# REQUIRED WORK
Please retype the data in full and exactly; the pictures are not part of the copy.

--- BEGIN ---

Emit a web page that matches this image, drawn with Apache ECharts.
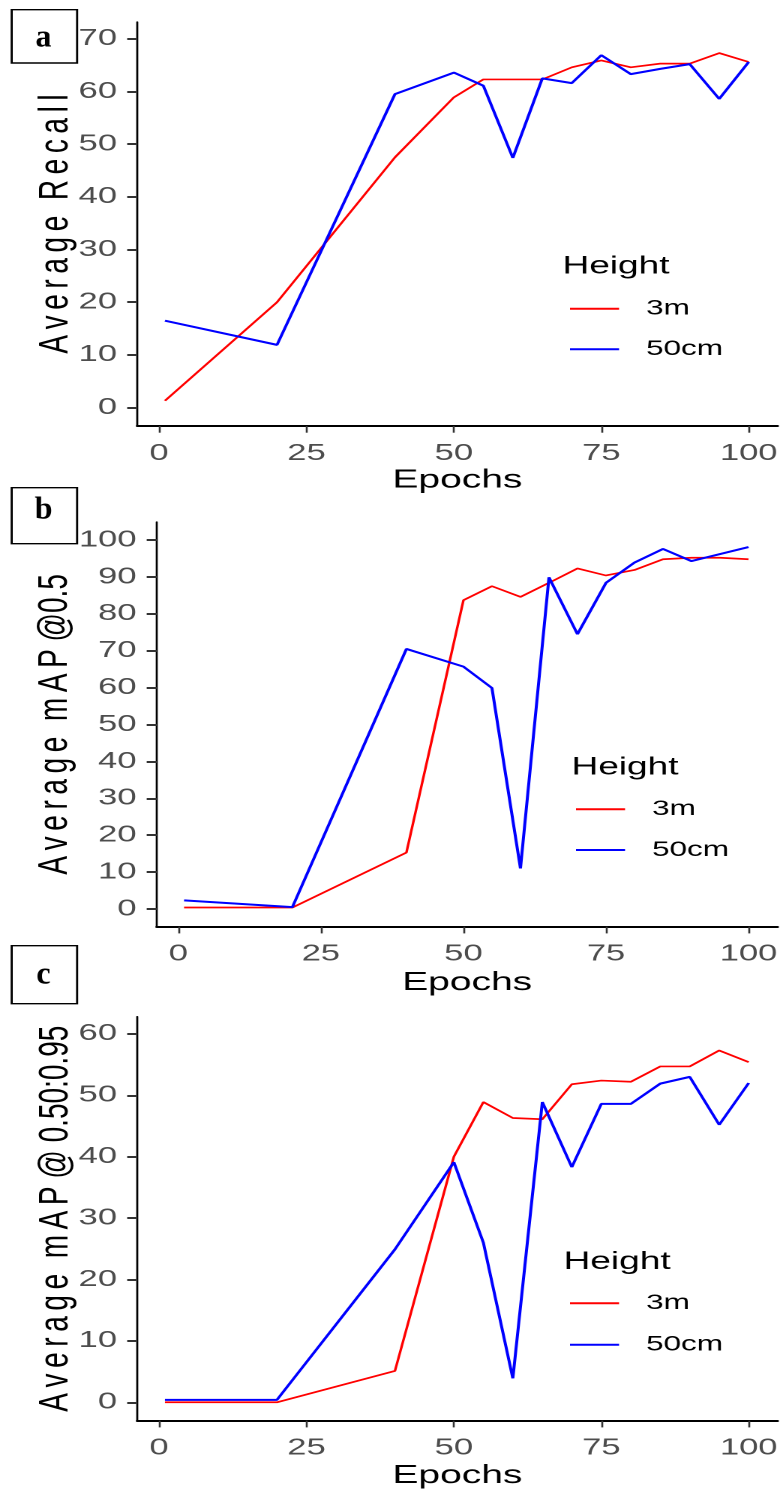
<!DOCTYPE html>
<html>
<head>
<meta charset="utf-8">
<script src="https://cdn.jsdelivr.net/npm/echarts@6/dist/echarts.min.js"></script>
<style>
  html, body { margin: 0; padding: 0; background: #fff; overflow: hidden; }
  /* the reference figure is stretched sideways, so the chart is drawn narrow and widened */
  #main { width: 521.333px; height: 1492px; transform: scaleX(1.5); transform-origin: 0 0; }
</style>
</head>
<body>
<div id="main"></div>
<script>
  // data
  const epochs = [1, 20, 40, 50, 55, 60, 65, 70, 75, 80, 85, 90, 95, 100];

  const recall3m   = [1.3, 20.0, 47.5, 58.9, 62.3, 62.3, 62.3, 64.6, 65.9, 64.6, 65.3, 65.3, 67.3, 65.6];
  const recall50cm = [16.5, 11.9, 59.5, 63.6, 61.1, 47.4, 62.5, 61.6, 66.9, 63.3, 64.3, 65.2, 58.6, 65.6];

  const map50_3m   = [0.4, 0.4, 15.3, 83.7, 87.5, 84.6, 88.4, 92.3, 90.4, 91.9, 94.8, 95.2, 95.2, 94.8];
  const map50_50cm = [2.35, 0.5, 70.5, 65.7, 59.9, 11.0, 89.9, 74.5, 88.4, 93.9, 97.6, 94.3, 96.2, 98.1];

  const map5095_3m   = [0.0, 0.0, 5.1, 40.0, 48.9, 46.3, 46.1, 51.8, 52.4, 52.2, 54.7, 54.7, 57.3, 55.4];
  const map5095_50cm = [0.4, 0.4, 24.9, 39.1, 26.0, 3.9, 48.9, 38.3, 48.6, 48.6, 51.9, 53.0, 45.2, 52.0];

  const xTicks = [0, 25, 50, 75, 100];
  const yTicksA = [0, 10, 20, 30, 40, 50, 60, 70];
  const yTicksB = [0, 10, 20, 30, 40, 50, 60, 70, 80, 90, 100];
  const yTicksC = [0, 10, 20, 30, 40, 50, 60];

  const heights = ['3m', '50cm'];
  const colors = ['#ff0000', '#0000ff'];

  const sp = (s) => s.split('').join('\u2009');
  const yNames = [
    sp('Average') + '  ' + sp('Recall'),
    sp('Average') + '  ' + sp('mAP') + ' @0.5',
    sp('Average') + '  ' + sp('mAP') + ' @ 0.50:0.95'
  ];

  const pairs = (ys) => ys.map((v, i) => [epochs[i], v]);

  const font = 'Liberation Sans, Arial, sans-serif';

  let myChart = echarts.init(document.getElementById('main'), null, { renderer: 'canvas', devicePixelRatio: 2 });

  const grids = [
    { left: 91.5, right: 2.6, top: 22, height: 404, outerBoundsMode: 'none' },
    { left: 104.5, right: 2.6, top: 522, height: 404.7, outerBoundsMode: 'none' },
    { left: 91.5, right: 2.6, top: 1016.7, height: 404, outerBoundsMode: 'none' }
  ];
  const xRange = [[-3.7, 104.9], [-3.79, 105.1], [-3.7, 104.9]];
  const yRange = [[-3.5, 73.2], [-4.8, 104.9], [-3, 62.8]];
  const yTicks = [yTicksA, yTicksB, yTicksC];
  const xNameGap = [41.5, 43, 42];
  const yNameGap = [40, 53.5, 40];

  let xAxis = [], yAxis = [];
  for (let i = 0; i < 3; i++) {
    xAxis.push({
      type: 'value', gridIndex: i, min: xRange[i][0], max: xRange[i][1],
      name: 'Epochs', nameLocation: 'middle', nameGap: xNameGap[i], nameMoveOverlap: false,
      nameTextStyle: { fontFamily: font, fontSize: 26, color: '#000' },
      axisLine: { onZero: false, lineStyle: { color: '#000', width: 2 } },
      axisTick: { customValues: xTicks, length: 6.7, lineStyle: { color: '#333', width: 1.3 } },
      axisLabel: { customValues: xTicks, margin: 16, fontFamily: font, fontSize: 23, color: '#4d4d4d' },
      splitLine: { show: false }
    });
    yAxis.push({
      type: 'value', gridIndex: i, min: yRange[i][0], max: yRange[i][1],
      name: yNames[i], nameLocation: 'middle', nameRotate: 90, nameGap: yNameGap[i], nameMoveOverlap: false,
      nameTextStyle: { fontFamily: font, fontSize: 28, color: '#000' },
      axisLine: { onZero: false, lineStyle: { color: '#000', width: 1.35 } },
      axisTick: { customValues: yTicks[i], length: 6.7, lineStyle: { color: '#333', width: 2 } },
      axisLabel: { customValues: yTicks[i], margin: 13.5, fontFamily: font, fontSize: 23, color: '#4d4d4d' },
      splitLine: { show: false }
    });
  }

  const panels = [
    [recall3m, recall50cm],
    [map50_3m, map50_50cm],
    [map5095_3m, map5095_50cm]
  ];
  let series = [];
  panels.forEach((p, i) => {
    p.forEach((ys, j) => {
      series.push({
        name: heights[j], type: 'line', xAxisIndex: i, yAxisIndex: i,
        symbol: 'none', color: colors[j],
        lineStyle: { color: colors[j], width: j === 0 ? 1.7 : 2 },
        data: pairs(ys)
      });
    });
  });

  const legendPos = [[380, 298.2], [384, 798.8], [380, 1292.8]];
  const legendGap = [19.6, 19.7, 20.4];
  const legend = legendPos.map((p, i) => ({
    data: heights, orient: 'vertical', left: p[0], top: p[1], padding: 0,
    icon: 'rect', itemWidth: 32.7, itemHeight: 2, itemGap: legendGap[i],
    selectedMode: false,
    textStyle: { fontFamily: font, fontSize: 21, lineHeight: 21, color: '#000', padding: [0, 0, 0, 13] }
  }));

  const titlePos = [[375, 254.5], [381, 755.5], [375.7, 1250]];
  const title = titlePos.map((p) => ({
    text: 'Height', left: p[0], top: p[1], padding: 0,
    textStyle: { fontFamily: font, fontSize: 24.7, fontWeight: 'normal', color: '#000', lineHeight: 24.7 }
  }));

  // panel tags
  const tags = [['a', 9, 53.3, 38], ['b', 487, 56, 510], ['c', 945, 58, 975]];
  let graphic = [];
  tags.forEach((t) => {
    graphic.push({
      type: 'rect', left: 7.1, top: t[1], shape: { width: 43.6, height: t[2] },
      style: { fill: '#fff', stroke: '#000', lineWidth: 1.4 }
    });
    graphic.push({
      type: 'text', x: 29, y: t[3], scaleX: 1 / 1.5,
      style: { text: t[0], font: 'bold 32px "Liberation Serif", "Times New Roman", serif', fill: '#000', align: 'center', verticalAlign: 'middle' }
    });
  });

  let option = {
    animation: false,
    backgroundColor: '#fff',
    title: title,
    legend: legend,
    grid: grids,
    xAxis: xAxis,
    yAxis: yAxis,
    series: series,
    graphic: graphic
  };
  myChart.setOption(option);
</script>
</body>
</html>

--- END ---

# ANSWER IN FULL
Emit a web page that matches this image, drawn with Apache ECharts.
<!DOCTYPE html>
<html>
<head>
<meta charset="utf-8">
<script src="https://cdn.jsdelivr.net/npm/echarts@6/dist/echarts.min.js"></script>
<style>
  html, body { margin: 0; padding: 0; background: #fff; overflow: hidden; }
  /* the reference figure is stretched sideways, so the chart is drawn narrow and widened */
  #main { width: 521.333px; height: 1492px; transform: scaleX(1.5); transform-origin: 0 0; }
</style>
</head>
<body>
<div id="main"></div>
<script>
  // data
  const epochs = [1, 20, 40, 50, 55, 60, 65, 70, 75, 80, 85, 90, 95, 100];

  const recall3m   = [1.3, 20.0, 47.5, 58.9, 62.3, 62.3, 62.3, 64.6, 65.9, 64.6, 65.3, 65.3, 67.3, 65.6];
  const recall50cm = [16.5, 11.9, 59.5, 63.6, 61.1, 47.4, 62.5, 61.6, 66.9, 63.3, 64.3, 65.2, 58.6, 65.6];

  const map50_3m   = [0.4, 0.4, 15.3, 83.7, 87.5, 84.6, 88.4, 92.3, 90.4, 91.9, 94.8, 95.2, 95.2, 94.8];
  const map50_50cm = [2.35, 0.5, 70.5, 65.7, 59.9, 11.0, 89.9, 74.5, 88.4, 93.9, 97.6, 94.3, 96.2, 98.1];

  const map5095_3m   = [0.0, 0.0, 5.1, 40.0, 48.9, 46.3, 46.1, 51.8, 52.4, 52.2, 54.7, 54.7, 57.3, 55.4];
  const map5095_50cm = [0.4, 0.4, 24.9, 39.1, 26.0, 3.9, 48.9, 38.3, 48.6, 48.6, 51.9, 53.0, 45.2, 52.0];

  const xTicks = [0, 25, 50, 75, 100];
  const yTicksA = [0, 10, 20, 30, 40, 50, 60, 70];
  const yTicksB = [0, 10, 20, 30, 40, 50, 60, 70, 80, 90, 100];
  const yTicksC = [0, 10, 20, 30, 40, 50, 60];

  const heights = ['3m', '50cm'];
  const colors = ['#ff0000', '#0000ff'];

  const sp = (s) => s.split('').join('\u2009');
  const yNames = [
    sp('Average') + '  ' + sp('Recall'),
    sp('Average') + '  ' + sp('mAP') + ' @0.5',
    sp('Average') + '  ' + sp('mAP') + ' @ 0.50:0.95'
  ];

  const pairs = (ys) => ys.map((v, i) => [epochs[i], v]);

  const font = 'Liberation Sans, Arial, sans-serif';

  let myChart = echarts.init(document.getElementById('main'), null, { renderer: 'canvas', devicePixelRatio: 2 });

  const grids = [
    { left: 91.5, right: 2.6, top: 22, height: 404, outerBoundsMode: 'none' },
    { left: 104.5, right: 2.6, top: 522, height: 404.7, outerBoundsMode: 'none' },
    { left: 91.5, right: 2.6, top: 1016.7, height: 404, outerBoundsMode: 'none' }
  ];
  const xRange = [[-3.7, 104.9], [-3.79, 105.1], [-3.7, 104.9]];
  const yRange = [[-3.5, 73.2], [-4.8, 104.9], [-3, 62.8]];
  const yTicks = [yTicksA, yTicksB, yTicksC];
  const xNameGap = [41.5, 43, 42];
  const yNameGap = [40, 53.5, 40];

  let xAxis = [], yAxis = [];
  for (let i = 0; i < 3; i++) {
    xAxis.push({
      type: 'value', gridIndex: i, min: xRange[i][0], max: xRange[i][1],
      name: 'Epochs', nameLocation: 'middle', nameGap: xNameGap[i], nameMoveOverlap: false,
      nameTextStyle: { fontFamily: font, fontSize: 26, color: '#000' },
      axisLine: { onZero: false, lineStyle: { color: '#000', width: 2 } },
      axisTick: { customValues: xTicks, length: 6.7, lineStyle: { color: '#333', width: 1.3 } },
      axisLabel: { customValues: xTicks, margin: 16, fontFamily: font, fontSize: 23, color: '#4d4d4d' },
      splitLine: { show: false }
    });
    yAxis.push({
      type: 'value', gridIndex: i, min: yRange[i][0], max: yRange[i][1],
      name: yNames[i], nameLocation: 'middle', nameRotate: 90, nameGap: yNameGap[i], nameMoveOverlap: false,
      nameTextStyle: { fontFamily: font, fontSize: 28, color: '#000' },
      axisLine: { onZero: false, lineStyle: { color: '#000', width: 1.35 } },
      axisTick: { customValues: yTicks[i], length: 6.7, lineStyle: { color: '#333', width: 2 } },
      axisLabel: { customValues: yTicks[i], margin: 13.5, fontFamily: font, fontSize: 23, color: '#4d4d4d' },
      splitLine: { show: false }
    });
  }

  const panels = [
    [recall3m, recall50cm],
    [map50_3m, map50_50cm],
    [map5095_3m, map5095_50cm]
  ];
  let series = [];
  panels.forEach((p, i) => {
    p.forEach((ys, j) => {
      series.push({
        name: heights[j], type: 'line', xAxisIndex: i, yAxisIndex: i,
        symbol: 'none', color: colors[j],
        lineStyle: { color: colors[j], width: j === 0 ? 1.7 : 2 },
        data: pairs(ys)
      });
    });
  });

  const legendPos = [[380, 298.2], [384, 798.8], [380, 1292.8]];
  const legendGap = [19.6, 19.7, 20.4];
  const legend = legendPos.map((p, i) => ({
    data: heights, orient: 'vertical', left: p[0], top: p[1], padding: 0,
    icon: 'rect', itemWidth: 32.7, itemHeight: 2, itemGap: legendGap[i],
    selectedMode: false,
    textStyle: { fontFamily: font, fontSize: 21, lineHeight: 21, color: '#000', padding: [0, 0, 0, 13] }
  }));

  const titlePos = [[375, 254.5], [381, 755.5], [375.7, 1250]];
  const title = titlePos.map((p) => ({
    text: 'Height', left: p[0], top: p[1], padding: 0,
    textStyle: { fontFamily: font, fontSize: 24.7, fontWeight: 'normal', color: '#000', lineHeight: 24.7 }
  }));

  // panel tags
  const tags = [['a', 9, 53.3, 38], ['b', 487, 56, 510], ['c', 945, 58, 975]];
  let graphic = [];
  tags.forEach((t) => {
    graphic.push({
      type: 'rect', left: 7.1, top: t[1], shape: { width: 43.6, height: t[2] },
      style: { fill: '#fff', stroke: '#000', lineWidth: 1.4 }
    });
    graphic.push({
      type: 'text', x: 29, y: t[3], scaleX: 1 / 1.5,
      style: { text: t[0], font: 'bold 32px "Liberation Serif", "Times New Roman", serif', fill: '#000', align: 'center', verticalAlign: 'middle' }
    });
  });

  let option = {
    animation: false,
    backgroundColor: '#fff',
    title: title,
    legend: legend,
    grid: grids,
    xAxis: xAxis,
    yAxis: yAxis,
    series: series,
    graphic: graphic
  };
  myChart.setOption(option);
</script>
</body>
</html>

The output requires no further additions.